Posted 22 June 2017 at 8:04 am

Photo by Tom Rivers: This photo from April 30 shows the waves pounding the shoreline near the Yates-Carlton townline.

Press Release, State Sen. Rob Ortt

State Senator Rob Ortt (R-North Tonawanda) announced the State Senate has passed legislation that would make an infrastructure tax credit available to those affected by flooding along Lake Ontario and other coastal communities across the state.

Ortt sponsors the measure (S6535) that would create a 25 percent tax credit up to $10,000 for the construction of protective structures, or shoreline stabilization projects that would protect homes, businesses and infrastructure from flooding and erosion. The tax credit would apply to property owners, businesses, farms and not-for-profits.

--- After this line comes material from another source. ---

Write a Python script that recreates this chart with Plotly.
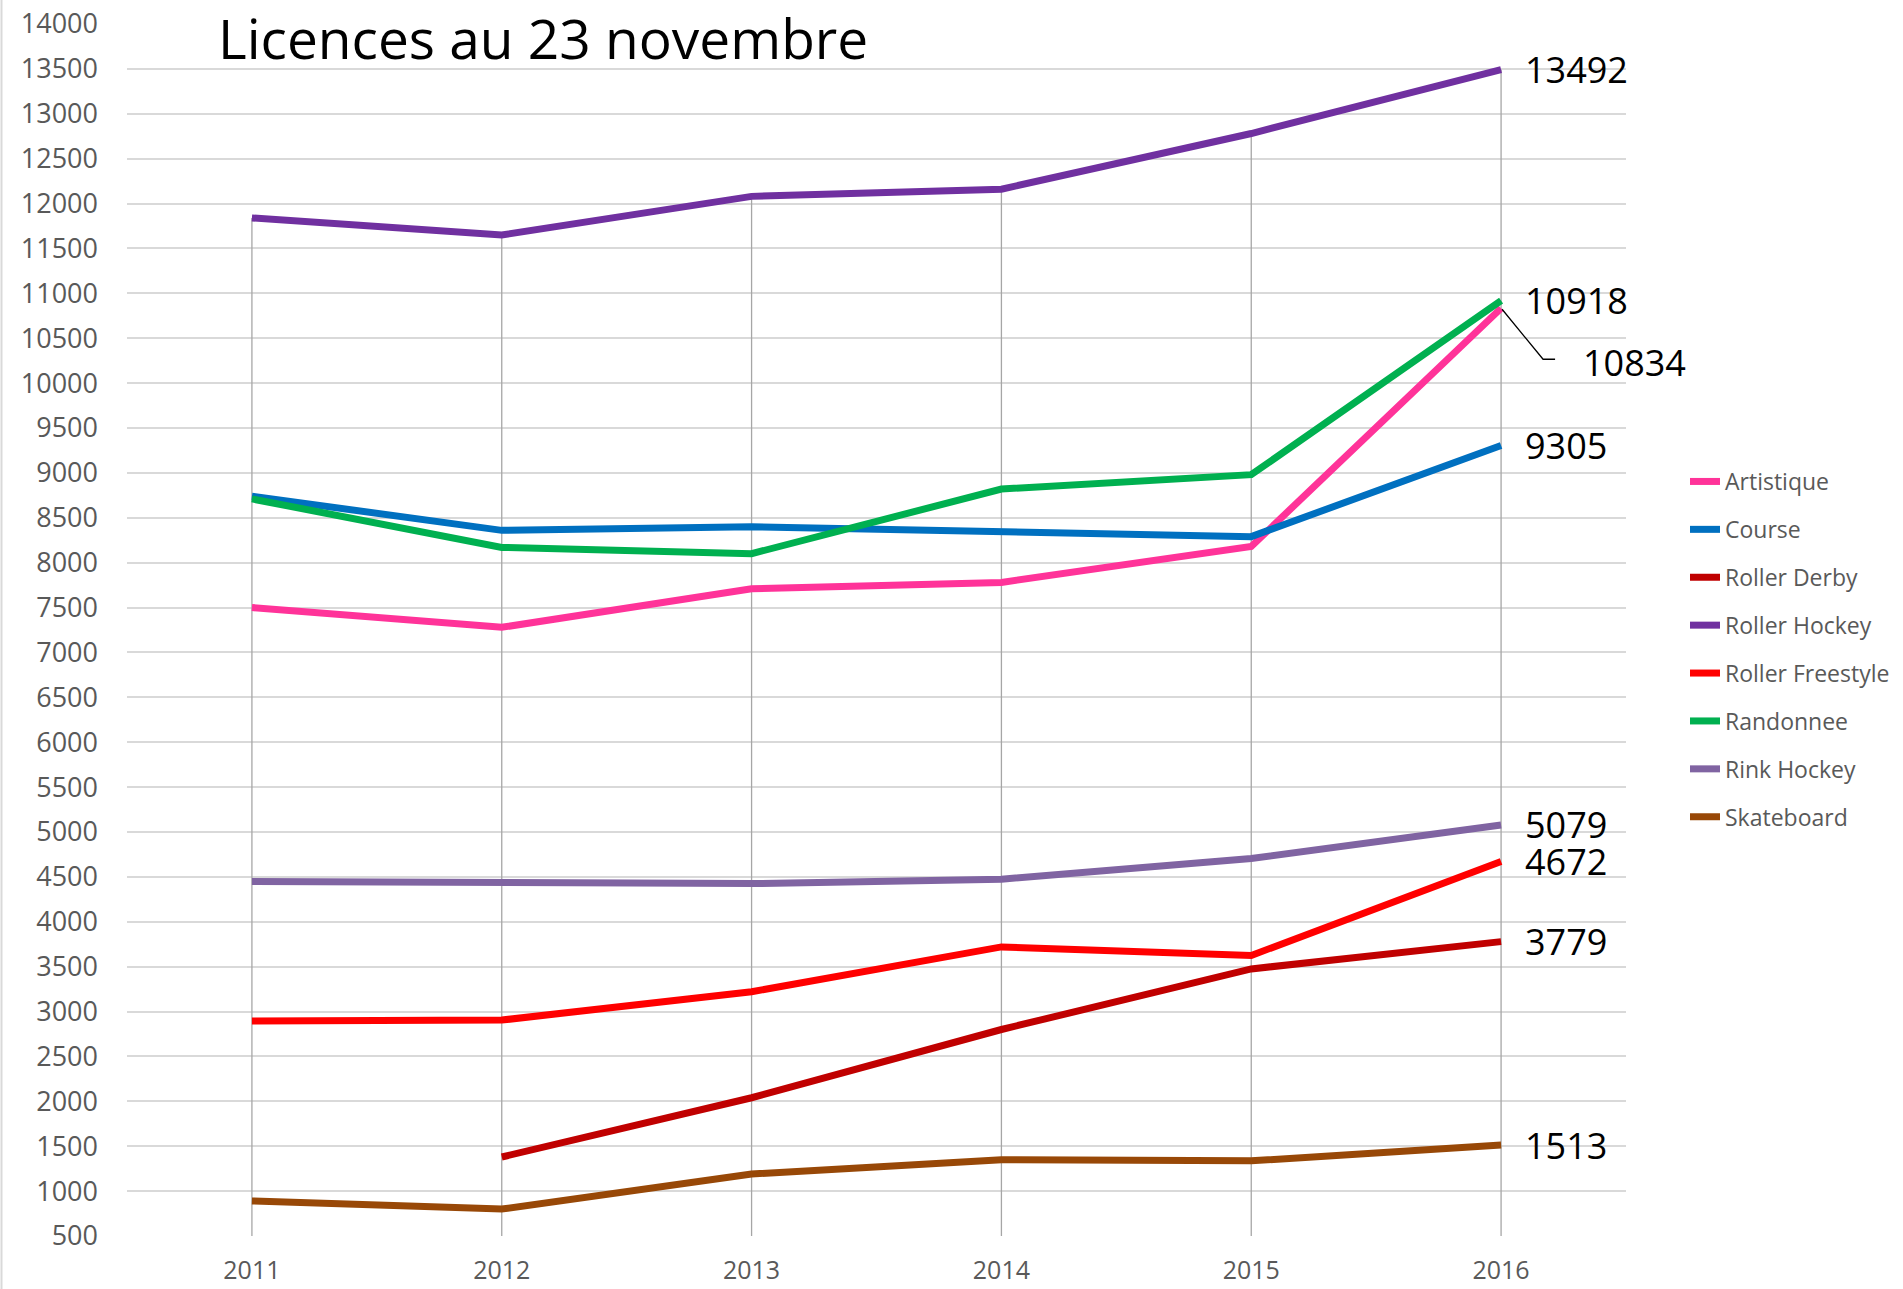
import plotly.graph_objects as go

years = ["2011", "2012", "2013", "2014", "2015", "2016"]

artistique = [7500, 7280, 7710, 7780, 8180, 10834]
course = [8740, 8360, 8400, 8345, 8290, 9305]
roller_derby = [None, 1380, 2040, 2800, 3475, 3779]
roller_hockey = [11840, 11650, 12080, 12160, 12780, 13492]
roller_freestyle = [2895, 2905, 3220, 3720, 3625, 4672]
randonnee = [8710, 8170, 8100, 8820, 8980, 10918]
rink_hockey = [4450, 4440, 4425, 4475, 4705, 5079]
skateboard = [890, 800, 1190, 1350, 1337, 1513]

series_names = ["Artistique", "Course", "Roller Derby", "Roller Hockey",
                "Roller Freestyle", "Randonnee", "Rink Hockey", "Skateboard"]
series_values = [artistique, course, roller_derby, roller_hockey,
                 roller_freestyle, randonnee, rink_hockey, skateboard]
series_colors = ["#FF3399", "#0070C0", "#C00000", "#7030A0",
                 "#FF0000", "#00B050", "#8064A2", "#984807"]

y_min, y_max = 500, 14000

FONT = "Open Sans"
W, H = 1903, 1289
L, R, T, B = 127, 277, 24, 53
PW, PH = W - L - R, H - T - B

fig = go.Figure()

# drop lines from highest point of each year down to the axis
dx, dy = [], []
for i, yr in enumerate(years):
    top = max(v[i] for v in series_values if v[i] is not None)
    dx += [i, i, i]
    dy += [y_min, top, None]
fig.add_trace(go.Scatter(x=dx, y=dy, mode="lines", line=dict(color="#A6A6A6", width=1.3),
                         showlegend=False, hoverinfo="skip", connectgaps=False))

xs = list(range(len(years)))
for name, vals, col in zip(series_names, series_values, series_colors):
    fig.add_trace(go.Scatter(x=xs, y=vals, name=name, mode="lines",
                             line=dict(color=col, width=7),
                             legendgroup=name, connectgaps=False))

annotations = []
shapes = []
last_i = len(years) - 1
for name, vals in zip(series_names, series_values):
    last = vals[-1]
    if name == "Artistique":
        annotations.append(dict(x=last_i, y=last, xref="x", yref="y", text=str(last),
                                showarrow=False, xanchor="left", yanchor="middle",
                                xshift=80, yshift=-54,
                                font=dict(family=FONT, size=36, color="black")))
        # elbow leader line anchored at the data point
        shapes.append(dict(type="path", xref="x", yref="y",
                           xsizemode="pixel", ysizemode="pixel",
                           xanchor=last_i, yanchor=last,
                           path="M1,-1 L42,-51 L54,-51",
                           line=dict(color="black", width=1.3)))
    else:
        annotations.append(dict(x=last_i, y=last, xref="x", yref="y", text=str(last),
                                showarrow=False, xanchor="left", yanchor="middle", xshift=22,
                                font=dict(family=FONT, size=36, color="black")))

annotations.append(dict(x=(216 - L) / PW, y=1 - (38 - T) / PH, xref="paper", yref="paper",
                        text="Licences au 23 novembre", showarrow=False,
                        xanchor="left", yanchor="middle",
                        font=dict(family=FONT, size=55, color="black")))

# thin frame line on the left edge of the chart
shapes.append(dict(type="line", xref="paper", yref="paper",
                   x0=(1.5 - L) / PW, x1=(1.5 - L) / PW,
                   y0=-B / PH, y1=1 + T / PH,
                   line=dict(color="#D9D9D9", width=2)))

fig.update_layout(
    width=W, height=H, autosize=False,
    margin=dict(l=L, r=R, t=T, b=B, autoexpand=False),
    paper_bgcolor="white", plot_bgcolor="white",
    font=dict(family=FONT, color="#595959"),
    annotations=annotations,
    shapes=shapes,
    showlegend=True,
    legend=dict(x=(1685 - L) / PW, xanchor="left", y=1 - (460 - T) / PH, yanchor="top",
                font=dict(family=FONT, size=23, color="#595959"),
                tracegroupgap=15, traceorder="grouped",
                bgcolor="rgba(0,0,0,0)"),
)
fig.update_xaxes(range=[-0.5, len(years) - 0.5], tickvals=xs, ticktext=years,
                 showgrid=False, zeroline=False, showline=False, automargin=False,
                 tickfont=dict(family=FONT, size=25, color="#595959"),
                 ticks="", ticklabelstandoff=17)
fig.update_yaxes(range=[y_min, y_max], dtick=500, tick0=500, tickformat="d",
                 showgrid=True, gridcolor="#D9D9D9", gridwidth=2,
                 zeroline=False, showline=False, automargin=False,
                 tickfont=dict(family=FONT, size=27, color="#595959"),
                 ticks="", ticklabelstandoff=28)

fig.write_html("out.html", config={"displayModeBar": False},
               post_script="document.body.style.margin='0';document.body.style.overflow='hidden';")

“Flooding due to the disastrous Plan 2014 has created an unnecessary financial burden for families and business owners living along the coast,” Ortt said. “Unfortunately, the devastation these communities have experienced, and for many, continue to experience, could be the new normal. Protective structures could mitigate further flooding, but are costly. This tax credit eases the burden for those planning to rebuild and reinforce their properties.”

The state Department of Environmental Conservation would determine what would qualify as a shoreline stabilization project. Protective structures may include barrier walls.

Since spring, serious flooding along Lake Ontario has caused properties to erode, significant damage to houses and infrastructure, and has forced many businesses to close. According to Niagara County Legislator John Syracuse, the high lake levels have caused an estimated $7.48 million in private damages in Niagara County.

The bill now heads to the Assembly.

The governor has recently signed a bill introduced by Senate Republicans to speed up the availability of emergency infrastructure funding for recent flood damage. The funding was approved as part of the 2017-18 state budget. However, it would not have been available until August 18, 2017 – 120 days after the budget’s passage. This new law addresses the urgent need by removing the 120-day waiting period to provide an option for municipalities to seek immediate financial relief from the state.